Une nuit en France, Jean-Michel Décugis, Pauline Guéna et Marc Leplongeon, Grasset, 208 pages, 20 euros.
Longtemps, les rapaces racistes ont tourné au-dessus de Crépol. Identitaires, élu·es du Rassemblement national et autres partisans de la guerre civile ont pensé voir, dans la mort de Thomas, 16 ans, tué à l’arme blanche à la fin d’un bal de ce village isérois, le 19 novembre 2023, le festin de leur funeste idéologie. Mais il n’en était rien. C’est ce que montrent les journalistes Jean-Michel Décugis, Pauline Guéna et Marc Leplongeon dans Une nuit en France. Cette plongée, rigoureuse et haletante, donne un écho intéressant au combat mené par des habitant·es de Crépol et des alentours qui tentent de panser, aujourd’hui, les blessures laissées par cette fameuse nuit.
On ne peut plus rien dire. Liberté d’expression : le grand retournement, Thomas Horchmann, Anamosa, 69 pages, 5 euros.
C’est avec ironie que Thomas Hochmann a pris pour titre de son essai cursif et utile cette plainte récurrente : « On ne peut plus rien dire… » En juriste et en multipliant les exemples, d’Éric Zemmour à Cyril Hanouna, il démonte, pour les combattre, les arguties de l’extrême droite et de ses suiveurs quand ils utilisent la notion de « liberté d’expression » en la dépouillant de son contenu.
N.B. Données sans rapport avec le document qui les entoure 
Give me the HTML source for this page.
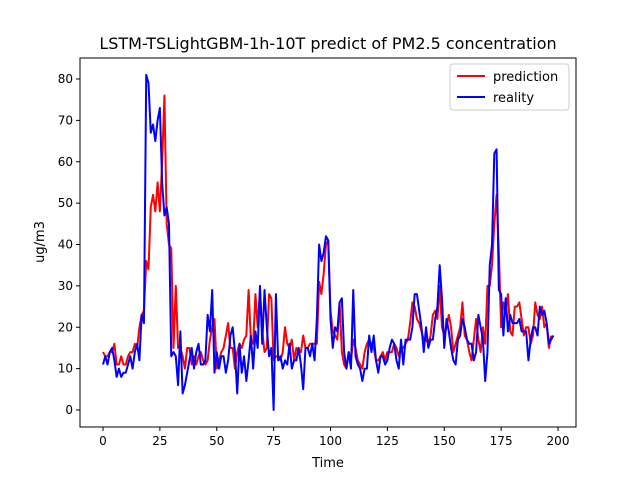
<!DOCTYPE html>
<html><head><meta charset="utf-8"><style>body{margin:0;background:#fff}svg{font-family:"DejaVu Sans","Liberation Sans",sans-serif}</style></head>
<body>
<svg id="chart" width="640" height="480" xmlns="http://www.w3.org/2000/svg">
<rect width="640" height="480" fill="#fff"/>
<text x="328" y="49" font-size="16" text-anchor="middle">LSTM-TSLightGBM-1h-10T predict of PM2.5 concentration</text>
<g id="plot"></g>
<rect x="80" y="58" width="496" height="369" fill="none" stroke="#000" stroke-width="1"/>
<text x="328" y="467" font-size="13" text-anchor="middle">Time</text>
<text transform="translate(44,242) rotate(-90)" font-size="13" text-anchor="middle">ug/m3</text>
<g>
<rect x="450" y="64" width="119" height="46" rx="3" fill="#fff" stroke="#ccc"/>
<line x1="457" y1="76" x2="485" y2="76" stroke="red" stroke-width="2"/>
<text x="493" y="81" font-size="13">prediction</text>
<line x1="457" y1="97" x2="485" y2="97" stroke="blue" stroke-width="2"/>
<text x="493" y="102" font-size="13">reality</text>
</g>
</svg>
<script>
const xTicks=[0,25,50,75,100,125,150,175,200];
const yTicks=[0,10,20,30,40,50,60,70,80];
const prediction=[14,13,13,14,14,16,11,11,13,11,11,13,14,14,16,15,20,23,24,36,34,49,52,48,55,48,60,76,45,40,39,15,30,15,15,13,10,15,15,11,13,11,13,14,12,11,12,17,20,22,10,12,14,15,18,21,15,15,10,14,16,15,17,18,29,17,16,28,20,29,19,14,15,28,27,12,13,13,12,14,20,16,15,17,12,15,14,14,18,15,15,16,16,16,16,31,28,33,40,41,24,19,18,17,26,14,11,10,14,12,17,15,12,11,10,14,16,17,16,15,12,12,13,14,12,14,14,14,16,15,13,15,15,16,17,21,26,25,22,21,19,17,17,16,18,23,24,22,30,20,18,20,23,20,14,16,18,20,26,18,17,14,12,17,22,17,14,20,16,30,30,35,45,52,38,20,26,24,28,19,18,25,25,26,22,18,20,20,16,18,26,23,22,25,20,21,15,18];
const reality=[11,13,11,14,15,12,8,10,8,9,9,11,13,10,14,16,12,23,21,81,79,67,69,65,70,73,55,47,49,45,13,14,13,6,19,4,6,9,12,15,10,14,16,11,11,12,23,19,29,9,14,10,13,13,9,12,18,20,14,4,16,9,13,7,12,18,10,19,15,30,16,29,20,13,15,0,28,12,13,10,12,11,16,10,12,12,15,11,5,15,15,13,16,12,22,40,36,38,42,41,22,15,20,19,26,27,14,10,14,10,29,13,11,10,7,10,10,18,14,18,12,9,13,13,11,12,15,17,16,12,10,17,11,17,17,17,20,28,28,24,20,14,20,15,17,17,22,25,35,27,15,22,19,15,12,11,17,18,22,20,17,16,16,12,14,23,20,17,7,14,35,40,62,63,29,28,18,27,19,23,21,21,21,22,19,19,19,12,17,20,20,18,25,23,24,21,16,17,18];
const L=80,R=576,T=58,B=427;
const xs=v=>103+v*(558-103)/200;
const ys=v=>410-v*(410-79)/80;
const NS="http://www.w3.org/2000/svg";
const g=document.getElementById('plot');
function mk(t,a){const e=document.createElementNS(NS,t);for(const k in a)e.setAttribute(k,a[k]);g.appendChild(e);return e;}
xTicks.forEach(t=>{
 const l=mk('line',{x1:xs(t),x2:xs(t),y1:B,y2:B+4,stroke:'#000'});
 
 
 const tx=mk('text',{x:xs(t),y:B+18,'font-size':12,'text-anchor':'middle'});tx.textContent=t;
 
 
});
yTicks.forEach(t=>{
 const l=mk('line',{x1:L-4,x2:L,y1:ys(t),y2:ys(t),stroke:'#000'});
 
 
 const tx=mk('text',{x:L-7,y:ys(t)+4,'font-size':12,'text-anchor':'end'});tx.textContent=t;
 
 
});
function line(arr,col,name){
 const p=mk('polyline',{points:arr.map((v,i)=>xs(i)+','+ys(v)).join(' '),fill:'none',stroke:col,'stroke-width':2,'stroke-linejoin':'round'});
 
 
}
line(prediction,'red','prediction-line');
line(reality,'blue','reality-line');
</script>
</body></html>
Thomas Hochmann montre efficacement combien les limites posées par le droit protègent en réalité l’exercice de cette liberté et ne sont en rien des censures. « Le libre échange des opinions a besoin d’une base factuelle partagée », rappelle-t-il également, à l’heure de la désinformation. Il aborde enfin les questions sensibles liées à l’antisémitisme et à l’islamophobie.